I came across this letter in the New Zealand Herald of Monday, 21st April:
It is time for change in Auckland. We can start by giving our place on this planet another name, such as Pacific City?
A new democratic structure is needed, as illustrated by the Auckland Regional Council. It is sad we can focus only on celebratory candidates for election to councils because there should be no place for lord mayors or grandstanding in our "new city of many."
Democracy, as defined in the Local Government Act, is "maximum feasible participation" by citizens, and that means not only voting every year but being heard and responded to in public forums.
With change, it is important these democratic traditions are not eroded and that public involvement is promoted. A name change might be the catalyst to start getting greater public interest on the governance of our Pacific City.
Kit Howden, Mt Eden.
Pacific City? I like it. I particularly like the daring use of the question mark. It it would make ours the first place in the world to use a question mark in its name and only the second to use a punctuation mark: we could be twinned with Westward Ho!
I think we could go further with this concept. You will recall, gentle reader, the occasion when our Mayor saved us from ignominy and Legal Ramifications by deftly adding (with his own hand) some stars to our new logo and so making it look quite unlike the logo for Triangle Television. He did this inspired act before Triangle Television's lawyers, who showed their astonishment and gratitude by demanding only $10,000 for their time, which citizens and ratepayers would be happy to pay, such is the esteem in which our Mayor is held; not that they had the choice, mind you.
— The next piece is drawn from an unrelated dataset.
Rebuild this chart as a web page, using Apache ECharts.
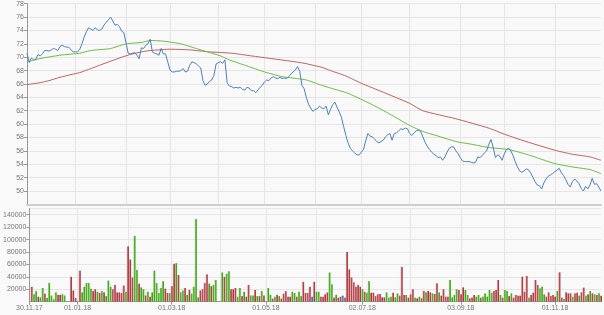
<!DOCTYPE html>
<html><head><meta charset="utf-8">
<script src="https://cdn.jsdelivr.net/npm/echarts@6/dist/echarts.min.js"></script>
<style>html,body{margin:0;padding:0;background:#f9f9f9}#c{width:604px;height:315px}</style>
</head><body><div id="c"></div><script>
const startDate = '2017-11-30';
const endDate = '2018-11-30';
const tickLabels = ['30.11.17','01.01.18','01.03.18','01.05.18','02.07.18','03.09.18','01.11.18'];
const priceTicks = [50,52,54,56,58,60,62,64,66,68,70,72,74,76,78];
const volumeTicks = [20000,40000,60000,80000,100000,120000,140000];

const close = [
70.6,69.2,69.9,69.6,69.7,70.4,70.2,70.5,71.0,71.0,
70.9,71.1,71.3,71.2,71.0,71.6,71.8,71.6,71.5,71.5,
71.1,70.8,70.8,70.8,71.2,72.0,73.0,73.8,74.4,74.2,
74.0,74.4,74.1,74.0,74.2,74.8,75.2,75.6,76.0,75.4,
74.8,74.9,74.6,73.9,73.7,72.2,70.6,70.5,70.6,70.7,
70.3,69.8,71.4,71.3,71.8,72.0,72.7,70.8,70.6,70.5,
70.3,71.3,70.5,70.5,69.3,68.1,67.8,67.8,67.9,67.9,
68.0,68.3,67.8,67.9,68.8,69.3,69.2,69.0,68.7,68.4,
66.5,65.8,66.0,66.4,66.6,67.3,69.0,69.2,69.3,69.1,
69.6,66.2,65.7,65.6,65.4,65.5,65.4,65.5,65.2,65.1,
65.5,65.4,65.0,65.0,64.7,65.1,65.5,65.8,66.3,66.6,
66.5,66.9,67.1,66.9,66.8,67.0,66.8,66.9,66.8,67.1,
67.5,67.8,68.1,68.6,67.9,65.8,65.3,64.0,63.0,62.4,
61.9,62.2,62.3,62.7,62.4,62.3,62.7,61.4,62.2,62.9,
63.3,62.5,61.8,61.0,59.6,58.3,57.2,56.4,56.0,55.7,
55.4,55.4,55.8,56.2,57.5,58.6,58.2,58.1,57.8,57.4,
57.2,57.4,57.6,58.1,58.4,58.6,57.6,58.6,58.7,59.0,
59.3,59.2,59.4,59.3,58.6,58.3,58.7,59.0,59.1,58.9,
58.1,57.3,56.7,56.2,55.8,55.5,55.3,55.0,55.1,54.6,
55.1,55.8,56.4,56.6,56.6,56.0,55.6,55.0,54.5,54.4,
54.4,54.4,54.3,54.2,54.3,55.1,55.0,55.3,55.7,56.0,
57.0,57.7,56.5,55.0,55.4,55.2,54.6,55.5,56.2,56.4,
56.0,55.3,54.4,53.6,53.0,52.8,53.0,53.3,53.2,52.7,
52.1,51.4,50.9,50.8,50.3,51.2,51.8,52.2,52.4,52.6,
52.9,53.1,53.4,52.7,52.3,51.7,51.0,50.6,51.4,51.8,
51.5,51.1,50.4,50.0,50.7,50.3,50.9,51.9,51.0,51.1,
50.6,50.0
];

// long moving average (red), read at these category positions
const maLongIdx = [0,6,10,15,20,24,29,33,38,43,47,52,56,60,65,74,83,93,102,111,120,126,130,134,138,145,152,161,174,180,195,210,217,225,240,248,256,261];
const maLongVal = [65.9,66.2,66.5,67.0,67.4,67.7,68.3,68.8,69.4,70.0,70.4,70.8,71.0,71.1,71.2,71.1,70.8,70.6,70.2,69.8,69.4,69.1,68.8,68.5,68.0,67.2,66.1,64.9,63.1,62.0,60.8,59.4,58.5,57.6,56.1,55.5,55.1,54.6];

// short moving average (green)
const maShortIdx = [0,6,15,24,29,38,45,52,56,62,70,77,82,88,92,100,108,116,123,127,134,138,146,157,165,174,180,186,195,202,210,219,228,240,248,256,261];
const maShortVal = [69.3,69.8,70.3,70.6,71.0,71.3,72.0,72.2,72.5,72.4,72.0,71.3,70.8,70.2,69.6,68.7,67.8,67.1,66.8,66.6,65.8,65.4,64.6,62.9,61.5,59.8,58.9,58.3,57.4,57.0,56.5,56.2,55.4,54.1,53.6,53.2,52.6];

const volume = [
null,24000,12000,17000,8000,7000,22000,13000,6000,30000,
10000,4000,15000,11000,11000,12000,10000,null,null,40000,
18000,6000,null,50000,15000,24000,30000,30000,21000,17000,
20000,16000,14000,17000,15000,9000,34000,24000,20000,27000,
15000,15000,14000,26000,16000,89000,68000,39000,106000,51000,
29000,23000,20000,10000,16000,8000,15000,50000,30000,14000,
22000,33000,21000,14000,14000,25000,61000,62000,43000,15000,
18000,22000,11000,19000,13000,24000,133000,7000,18000,20000,
30000,44000,29000,25000,27000,35000,null,null,47000,40000,
45000,49000,20000,20000,22000,8000,22000,9000,16000,8000,
27000,10000,10000,19000,9000,9000,17000,10000,null,22000,
11000,5000,8000,11000,9000,5000,13000,17000,8000,8000,
16000,14000,8000,16000,9000,32000,14000,14000,24000,8000,
32000,16000,16000,8000,8000,12000,15000,47000,28000,6500,
11000,6500,8000,9700,6500,80000,52000,39000,31000,24000,
27000,24000,20000,16000,14500,33000,14500,14500,9000,12000,
12400,7000,7000,15000,6500,8000,14500,7000,13400,9700,
56000,10750,10750,6500,11800,20000,6500,5400,8100,5400,
17200,15000,17200,15000,13400,12400,29600,15000,9700,20000,
8100,8100,35000,7000,10750,19900,18800,11800,23100,18800,
10750,5400,6500,10750,8100,10750,6500,8100,13400,8100,
18800,14500,17200,18800,34900,10750,6500,18800,17200,9000,
13400,6500,10750,9700,9700,40300,16100,41400,6500,10750,
14500,34900,26900,21500,24200,11800,8100,15000,9100,10750,
8100,17200,47300,6500,4300,15000,13400,13400,8100,13400,
14500,9700,15000,22600,9700,11800,17200,13400,11800,10750,
13400,9700
];
// 1 = up (green), -1 = down (red), 0 = unchanged (blue)
const volumeDir = [
0,-1,1,1,-1,1,1,-1,1,1,
1,1,1,-1,-1,1,1,0,0,-1,
-1,-1,0,-1,1,1,1,1,1,-1,
-1,1,-1,1,-1,1,1,1,-1,-1,
-1,-1,-1,-1,1,-1,-1,-1,1,1,
-1,1,1,-1,1,-1,1,1,1,1,
1,1,-1,-1,1,-1,-1,1,-1,1,
1,-1,1,-1,1,1,1,1,-1,-1,
-1,-1,1,-1,1,1,0,0,1,-1,
1,1,-1,-1,-1,1,1,-1,1,-1,
-1,1,1,-1,1,-1,1,-1,0,1,
1,-1,1,-1,1,-1,-1,-1,-1,-1,
1,1,-1,1,1,-1,-1,-1,-1,0,
-1,1,1,-1,-1,-1,-1,1,1,-1,
1,-1,-1,0,-1,-1,-1,-1,-1,-1,
-1,-1,1,-1,1,1,-1,-1,-1,-1,
-1,-1,-1,1,1,1,-1,1,1,-1,
-1,-1,1,-1,-1,-1,1,-1,1,-1,
-1,1,-1,-1,1,-1,-1,1,-1,-1,
-1,-1,1,1,1,1,-1,-1,-1,1,
1,-1,-1,-1,1,1,-1,1,1,1,
1,1,-1,-1,-1,1,-1,1,1,-1,
1,-1,-1,-1,-1,-1,-1,-1,1,-1,
-1,-1,-1,1,1,1,-1,-1,-1,-1,
-1,1,-1,-1,1,-1,-1,-1,1,-1,
-1,1,-1,-1,1,-1,1,-1,1,-1,
1,-1
];

// trading-day categories (weekdays)
function pad(n){return (n<10?'0':'')+n;}
const dates = [];
const monthStart = [];
(function(){
  const d = new Date(startDate+'T12:00:00Z'), e = new Date(endDate+'T12:00:00Z');
  let prevMonth = null;
  while (d <= e) {
    const wd = d.getUTCDay();
    if (wd !== 0 && wd !== 6) {
      const m = d.getUTCMonth();
      monthStart.push(prevMonth !== null && m !== prevMonth);
      prevMonth = m;
      dates.push(pad(d.getUTCDate())+'.'+pad(m+1)+'.'+String(d.getUTCFullYear()).slice(2));
    }
    d.setUTCDate(d.getUTCDate()+1);
  }
})();

const LG = echarts.graphic.LinearGradient;
const barColors = {
  '1': new LG(0,0,1,0,[{offset:0,color:'#a6dc86'},{offset:0.45,color:'#58b530'},{offset:1,color:'#2f8f12'}]),
  '-1': new LG(0,0,1,0,[{offset:0,color:'#e3a4a6'},{offset:0.45,color:'#bd555b'},{offset:1,color:'#98222a'}]),
  '0': new LG(0,0,1,0,[{offset:0,color:'#8fb5e6'},{offset:0.45,color:'#4a7fc4'},{offset:1,color:'#23589e'}])
};

const labelFont = {color:'#777', fontSize:7, fontFamily:'Liberation Sans'};
const gridColor = '#e6e6e6';

const chart = echarts.init(document.getElementById('c'), null, {renderer:'canvas'});
chart.setOption({
  backgroundColor:'#f9f9f9',
  animation:false,
  grid:[
    {left:27, right:3, top:3.7, height:200.7, containLabel:false},
    {left:27, right:3, top:208.5, height:93.2, containLabel:false}
  ],
  xAxis:[
    {type:'category', gridIndex:0, data:dates, boundaryGap:false,
     axisLine:{lineStyle:{color:'#cfcfcf', width:2}}, axisTick:{show:false}, axisLabel:{show:false},
     splitLine:{show:true, interval:(i)=>monthStart[i] && i>1, lineStyle:{color:gridColor, width:1}}},
    {type:'category', gridIndex:1, data:dates, boundaryGap:false,
     axisLine:{lineStyle:{color:'#999', width:1}},
     axisTick:{show:true, length:3, interval:(i,v)=>tickLabels.includes(v), lineStyle:{color:'#999'}},
     axisLabel:Object.assign({interval:(i,v)=>tickLabels.includes(v), margin:3}, labelFont),
     splitLine:{show:true, interval:(i)=>monthStart[i] && i>1, lineStyle:{color:gridColor, width:1}}}
  ],
  yAxis:[
    {type:'value', gridIndex:0, min:48, max:78, interval:2, scale:true,
     axisLine:{show:true, lineStyle:{color:'#999'}}, axisTick:{show:true, length:3, lineStyle:{color:'#999'}},
     axisLabel:Object.assign({margin:3, showMinLabel:false, formatter:(v)=>priceTicks.includes(v)?String(v):''}, labelFont),
     splitLine:{lineStyle:{color:gridColor}}},
    {type:'value', gridIndex:1, min:0, max:150000, interval:20000,
     axisLine:{show:true, lineStyle:{color:'#999'}}, axisTick:{show:true, length:3, lineStyle:{color:'#999'}},
     axisLabel:Object.assign({margin:3, showMinLabel:false, showMaxLabel:false, formatter:(v)=>volumeTicks.includes(v)?String(v):''}, labelFont),
     splitLine:{lineStyle:{color:gridColor}}}
  ],
  series:[
    {type:'line', xAxisIndex:0, yAxisIndex:0, data:maLongIdx.map((x,k)=>[x,maLongVal[k]]), showSymbol:false, smooth:0.2,
     lineStyle:{color:'#c0625f', width:1}, z:2},
    {type:'line', xAxisIndex:0, yAxisIndex:0, data:maShortIdx.map((x,k)=>[x,maShortVal[k]]), showSymbol:false, smooth:0.2,
     lineStyle:{color:'#6dbb4a', width:1}, z:3},
    {type:'line', xAxisIndex:0, yAxisIndex:0, data:close, showSymbol:false,
     lineStyle:{color:'#4f80c0', width:1}, z:4},
    {type:'bar', xAxisIndex:1, yAxisIndex:1, barWidth:2,
     data:volume.map((v,i)=>v==null?null:{value:v, itemStyle:{color:barColors[String(volumeDir[i])]}})}
  ]
});
</script></body></html>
Perhaps I might suggest a similar gesture, although the circumstances are quite different and my gesture more modest? We could take Mr (or is it Ms?) Howden's elegant and bold idea and enhance it by the use of the Spanish inverted question mark.
So Pacific City? becomes ¿Pacific City?¡Sorchio! Now we have an even bolder title to replace boring old Auckland (a name taken from some dead white aristocrat and shared with Bishop Auckland, which is not a bishop but a place in County Durham which, for some reason, is not called Durham County and which should not be confused with Derby County, which is an Association Football club or with County Clare, which is in Eire, or Planet Clare, which is an air, by the B-52s).
To continue: with our new title, ¿Pacific City? we could reach out to the millions of people with Spanish culture and ethnicity, who will come flocking to us with their maracas and their pesetas. ¡Cha, Cha, Cha!
With our new name, we would also become the first citizenry in the world to question formally our own identity. ¡Yes, it's PoMo and it's fun! Here in New Zealand we spend much of our time asking ourselves what it means to be a New Zealander, or an Aotearoan, or both. So it is fitting that our largest city, with its diverse population and the constant threat of being blown to extinction by the lava field on which we are standing, should be the most questioning place of all. ¿Who are we, why are we here and will be still be here tomorrow?
So there we have it: a new day, a new name and, what's more, a catalyst for greater public interest on governance. As Mr (or possibly Ms) Howden observes, "it is sad we can focus only on celebratory candidates for election to councils because there should be no place for lord mayors or grandstanding in our 'new city of many.'" Quite so; this blogeur knows several celebratory candidates, people who will drop everything for a celebration; most of them can barely focus. They don't call us City Blurred Vision for nothing.
And of course there will be no place for grandstanding, because the grandstand will not be built on time.